::: Provided data
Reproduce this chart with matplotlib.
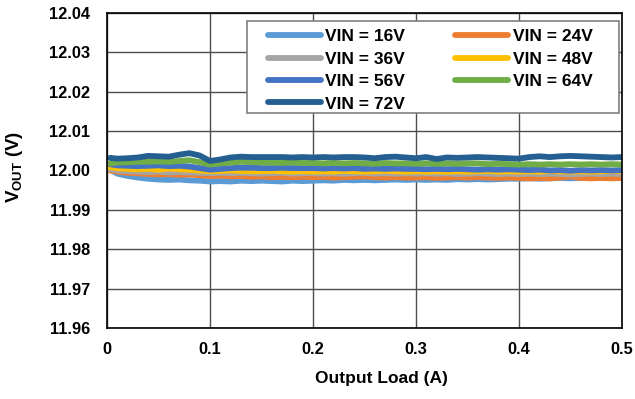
import numpy as np
import matplotlib.pyplot as plt
from matplotlib.patches import Rectangle

plt.rcParams['font.family'] = ['Liberation Sans', 'DejaVu Sans']
plt.rcParams['font.weight'] = 'bold'
plt.rcParams['mathtext.fontset'] = 'custom'
plt.rcParams['mathtext.rm'] = 'Liberation Sans:bold'
plt.rcParams['mathtext.bf'] = 'Liberation Sans:bold'
plt.rcParams['mathtext.it'] = 'Liberation Sans:bold'

# output load (A)
load = [0.003, 0.01, 0.02, 0.03, 0.04, 0.05, 0.06, 0.07, 0.08, 0.09,
        0.10, 0.11, 0.12, 0.13, 0.14, 0.15, 0.16, 0.17, 0.18, 0.19,
        0.20, 0.21, 0.22, 0.23, 0.24, 0.25, 0.26, 0.27, 0.28, 0.29,
        0.30, 0.31, 0.32, 0.33, 0.34, 0.35, 0.36, 0.37, 0.38, 0.39,
        0.40, 0.41, 0.42, 0.43, 0.44, 0.45, 0.46, 0.47, 0.48, 0.49, 0.50]

vin16 = [12.0002, 11.9992, 11.9986, 11.9982, 11.9979, 11.9977, 11.9976, 11.9977, 11.9975, 11.9974,
         11.9972, 11.9973, 11.9972, 11.9974, 11.9973, 11.9974, 11.9973, 11.9972, 11.9974, 11.9973,
         11.9974, 11.9975, 11.9974, 11.9976, 11.9975, 11.9976, 11.9975, 11.9976, 11.9977, 11.9976,
         11.9977, 11.9976, 11.9977, 11.9976, 11.9978, 11.9977, 11.9978, 11.9977, 11.9978, 11.9979,
         11.9979, 11.9980, 11.9979, 11.9980, 11.9981, 11.9980, 11.9981, 11.9982, 11.9981, 11.9982, 11.9983]
vin24 = [12.0000, 11.9997, 11.9994, 11.9993, 11.9991, 11.9990, 11.9991, 11.9989, 11.9990, 11.9988,
         11.9986, 11.9987, 11.9985, 11.9986, 11.9984, 11.9985, 11.9983, 11.9984, 11.9983, 11.9984,
         11.9983, 11.9984, 11.9982, 11.9983, 11.9984, 11.9985, 11.9983, 11.9982, 11.9983, 11.9982,
         11.9982, 11.9983, 11.9981, 11.9982, 11.9983, 11.9982, 11.9983, 11.9982, 11.9981, 11.9982,
         11.9981, 11.9980, 11.9981, 11.9980, 11.9982, 11.9985, 11.9981, 11.9980, 11.9981, 11.9980, 11.9981]
vin36 = [12.0003, 12.0000, 11.9998, 11.9997, 11.9996, 11.9997, 11.9995, 11.9996, 11.9995, 11.9994,
         11.9993, 11.9994, 11.9993, 11.9994, 11.9993, 11.9992, 11.9993, 11.9994, 11.9992, 11.9993,
         11.9993, 11.9992, 11.9993, 11.9992, 11.9993, 11.9994, 11.9992, 11.9993, 11.9992, 11.9993,
         11.9992, 11.9993, 11.9992, 11.9993, 11.9991, 11.9992, 11.9993, 11.9992, 11.9991, 11.9992,
         11.9991, 11.9992, 11.9991, 11.9992, 11.9991, 11.9990, 11.9991, 11.9992, 11.9991, 11.9992, 11.9991]
vin48 = [12.0008, 12.0006, 12.0004, 12.0003, 12.0004, 12.0002, 12.0005, 12.0003, 12.0002, 12.0000,
         11.9998, 11.9999, 12.0000, 11.9999, 11.9998, 11.9998, 11.9999, 11.9998, 11.9997, 11.9998,
         11.9997, 11.9998, 11.9997, 11.9999, 11.9998, 11.9997, 11.9998, 11.9999, 11.9998, 11.9997,
         11.9998, 11.9997, 11.9998, 11.9997, 11.9998, 11.9997, 11.9998, 11.9999, 11.9997, 11.9998,
         11.9997, 11.9998, 11.9997, 11.9999, 11.9998, 11.9997, 11.9998, 11.9997, 11.9998, 11.9999, 11.9998]
vin56 = [12.0016, 12.0013, 12.0012, 12.0011, 12.0012, 12.0013, 12.0011, 12.0012, 12.0010, 12.0006,
         12.0002, 12.0004, 12.0006, 12.0007, 12.0007, 12.0006, 12.0006, 12.0007, 12.0006, 12.0006,
         12.0006, 12.0005, 12.0006, 12.0005, 12.0006, 12.0004, 12.0005, 12.0004, 12.0005, 12.0004,
         12.0004, 12.0003, 12.0004, 12.0003, 12.0004, 12.0003, 12.0002, 12.0003, 12.0002, 12.0003,
         12.0002, 12.0001, 12.0002, 12.0000, 12.0001, 11.9999, 12.0001, 12.0000, 12.0001, 12.0000, 12.0001]
vin64 = [12.0018, 12.0020, 12.0021, 12.0022, 12.0022, 12.0023, 12.0022, 12.0024, 12.0026, 12.0021,
         12.0015, 12.0018, 12.0020, 12.0022, 12.0021, 12.0020, 12.0020, 12.0019, 12.0020, 12.0019,
         12.0019, 12.0018, 12.0019, 12.0018, 12.0019, 12.0018, 12.0017, 12.0019, 12.0018, 12.0018,
         12.0017, 12.0018, 12.0017, 12.0018, 12.0017, 12.0018, 12.0018, 12.0016, 12.0017, 12.0016,
         12.0015, 12.0016, 12.0015, 12.0016, 12.0015, 12.0016, 12.0015, 12.0016, 12.0015, 12.0016, 12.0015]
vin72 = [12.0032, 12.0030, 12.0031, 12.0033, 12.0037, 12.0036, 12.0035, 12.0040, 12.0044, 12.0038,
         12.0024, 12.0028, 12.0033, 12.0035, 12.0034, 12.0034, 12.0034, 12.0034, 12.0033, 12.0034,
         12.0033, 12.0034, 12.0033, 12.0034, 12.0034, 12.0033, 12.0031, 12.0034, 12.0035, 12.0033,
         12.0031, 12.0034, 12.0029, 12.0033, 12.0032, 12.0033, 12.0034, 12.0033, 12.0032, 12.0031,
         12.0030, 12.0034, 12.0036, 12.0034, 12.0036, 12.0037, 12.0036, 12.0035, 12.0034, 12.0033, 12.0034]

labels = ['VIN = 16V', 'VIN = 24V', 'VIN = 36V', 'VIN = 48V',
          'VIN = 56V', 'VIN = 64V', 'VIN = 72V']
series = [vin16, vin24, vin36, vin48, vin56, vin64, vin72]
colors = ['#5B9BD5', '#ED7D31', '#A5A5A5', '#FFC000', '#4472C4', '#70AD47', '#255E91']
yticks = [11.96, 11.97, 11.98, 11.99, 12.00, 12.01, 12.02, 12.03, 12.04]
xticks = [0, 0.1, 0.2, 0.3, 0.4, 0.5]

fig = plt.figure(figsize=(6.35, 3.99), dpi=100)
ax = fig.add_axes([0.1685, 0.178, 0.811, 0.7895])

handles = []
for ys, c, lab in zip(series, colors, labels):
    h, = ax.plot(load, ys, color=c, lw=4.2, solid_capstyle='round', label=lab)
    handles.append(h)

ax.set_xlim(0, 0.5)
ax.set_ylim(11.96, 12.04)
ax.set_xticks(xticks)
ax.set_xticklabels(['0', '0.1', '0.2', '0.3', '0.4', '0.5'])
ax.set_yticks(yticks)
ax.set_yticklabels(['%.2f' % v for v in yticks])
ax.tick_params(axis='x', length=0, labelsize=11.8, pad=10)
ax.tick_params(axis='y', length=0, labelsize=11.8, pad=12)
for lab in ax.get_xticklabels() + ax.get_yticklabels():
    lab.set_fontweight('bold')
ax.grid(True, color='#4d4d4d', lw=1)
ax.set_axisbelow(True)
for s in ax.spines.values():
    s.set_color('black')
    s.set_linewidth(1.2)

ax.set_xlabel('Output Load (A)', fontsize=12.5, fontweight='bold')
ax.xaxis.set_label_coords(0.532, -0.138)
ax.set_ylabel(r'V$_{\mathregular{OUT}}$ (V)', fontsize=13.5, fontweight='bold')
ax.yaxis.set_label_coords(-0.159, 0.51)

# legend box drawn separately so the padding matches
box = Rectangle((0.2718, 0.6825), 0.7224, 0.2921, transform=ax.transAxes,
                facecolor='white', edgecolor='#7f7f7f', lw=1.2, zorder=4, clip_on=False)
ax.add_patch(box)

order = [0, 2, 4, 6, 1, 3, 5]
leg = ax.legend([handles[i] for i in order], [labels[i] for i in order],
                ncol=2, loc='upper left', bbox_to_anchor=(0.3126, 0.949),
                fontsize=12.5, handlelength=3.05, handletextpad=0.25,
                columnspacing=2.9, labelspacing=0.42, frameon=False, borderpad=0,
                borderaxespad=0)
leg.set_zorder(6)
for t in leg.get_texts():
    t.set_fontweight('bold')

fig.savefig('out.png', dpi=100)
::::::
» **Task to carry out**
Transcribe the opening line of the listing above, please, and every line after it through the line with "plt.rcParams['mathtext.it'] = 'Liberation", word for word, without pictures.

» **Expected answer**
Reproduce this chart with matplotlib.
import numpy as np
import matplotlib.pyplot as plt
from matplotlib.patches import Rectangle

plt.rcParams['font.family'] = ['Liberation Sans', 'DejaVu Sans']
plt.rcParams['font.weight'] = 'bold'
plt.rcParams['mathtext.fontset'] = 'custom'
plt.rcParams['mathtext.rm'] = 'Liberation Sans:bold'
plt.rcParams['mathtext.bf'] = 'Liberation Sans:bold'
plt.rcParams['mathtext.it'] = 'Liberation Sans:bold'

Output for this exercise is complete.